OAKVILLE, ONTARIO, January 15, 2019 – Harvest Portfolios Group Inc. (“Harvest”) is pleased to announce the completion of the initial offering of Class A Units of the Harvest Global Gold Giants Index ETF pursuant to a prospectus dated January 07, 2019, filed with the securities regulatory authorities in all of the Canadian provinces and territories. The Class A Units of the Harvest Global Gold Giants Index ETF will commence trading on the Toronto Stock Exchange (“TSX”) today under the following ticker symbol: HGGG:TSX.

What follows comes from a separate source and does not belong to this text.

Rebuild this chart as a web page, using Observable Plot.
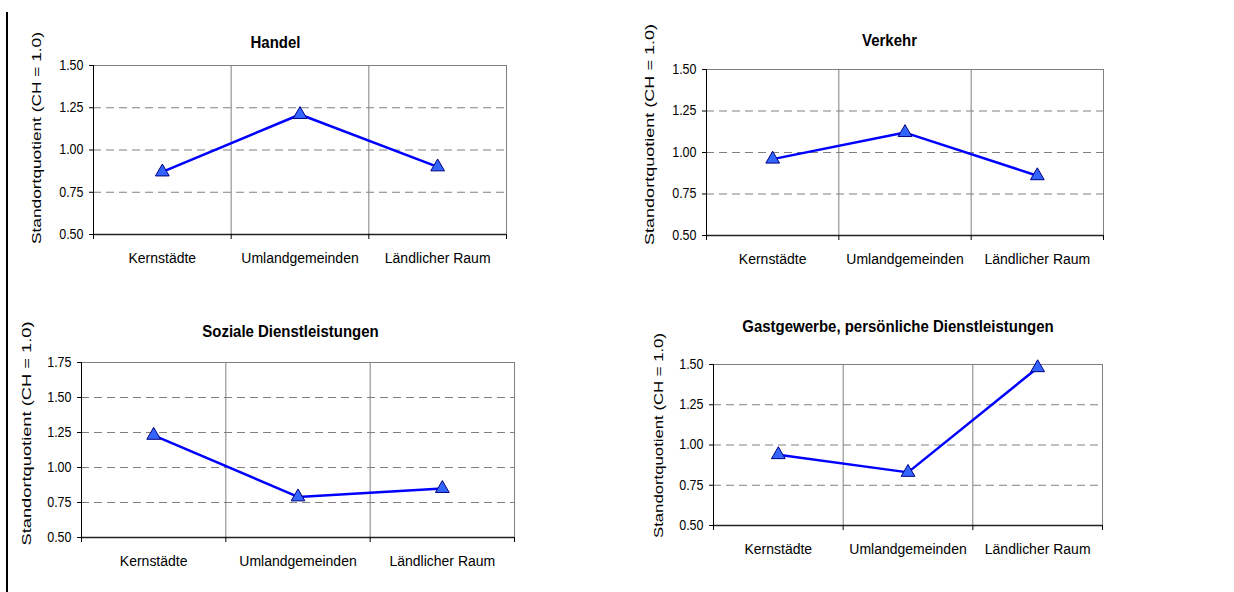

The Harvest Global Gold Giants Index ETF (“HGGG”) seeks to replicate, to the extent reasonably possible and before fees and expenses, the performance of the Solactive Global Gold Giants Index TR. The Harvest Global Gold Giants Index ETF primarily invests in large gold mining issuers that are listed on a regulated stock exchange in North America, Australia or in certain European countries.
HGGG is a new defensive focused ETF that invests in global gold companies and is targeted at advisors and investors who are concerned that we are in the late stage of an economic cycle and that the US dollar may weaken.
“As we move into late innings in a strong US economy and hot US growth, opportunities may arise to be more defensive in one’s investment portfolio”, explains Michael Kovacs, President and CEO of Harvest. “We have been watching the gold market for some time, especially gold market shares. They have been in a bear market since 2012 which is why we see considerable value in them now. HGGG will invest in the largest global gold producers to benefit from margin expansion as gold prices increase. We believe these companies are profitable at current gold prices and have a positive earnings and price correlation as the metal rises in value. HGGG allows an investor to diversify across top industry names and reduce single stock risk that has become more evident in recent markets”.
HGGG will track 20 equally weighted positions of the Solactive Global Gold Giants Index TR. “The gold market and gold mining producers have been in a long decline lasting almost 7 years bringing values down considerably from the highs of 2011/12, the Gold Giants have been able to take advantage of these prices to acquire or partner with smaller producers to expand their reserves and production. Large acquisitions such as Randgold by Barrick in late 2018 is another example of industry consolidation which is an indication of a market bottom.” notes Kovacs. “This is a truly unique ETF as other products are either focused on holding bullion, or a combination of various market caps and bullion. Some ETFs have as many as 150 holdings. HGGG will only hold the top 20 and the largest market leaders of the industry based on market capitalization. With a competitive management fee of 40 basis points (0.40%), HGGG provides a very affordable way to access investment in this mandate.”
For additional information: Please visit www.harvestportfolios.com, e-mail email@example.com or call toll free 1-866-998-8298.
Founded in 2009, Harvest Portfolios Group Inc. is a Canadian Investment Fund Manager which offers an innovative suite of exchange traded funds, mutual funds and publicly-listed structured products designed to satisfy the long-term growth and income needs of investors. We pride ourselves in creating trusted investment solutions that meet the expectations of our investors.
You will usually pay brokerage fees to your dealer if you purchase or sell units of the Fund(s) on the TSX. If the units are purchased or sold on the TSX, investors may pay more than the current net asset value when buying units of the Fund(s) and may receive less than the current net asset value when selling them. There are ongoing fees and expenses associated with owning units of an investment fund. Investment funds are not guaranteed, their values change frequently and past performance may not be repeated. An investment fund must prepare disclosure documents that contain key information about the fund. You can find more detailed information about the fund in these documents.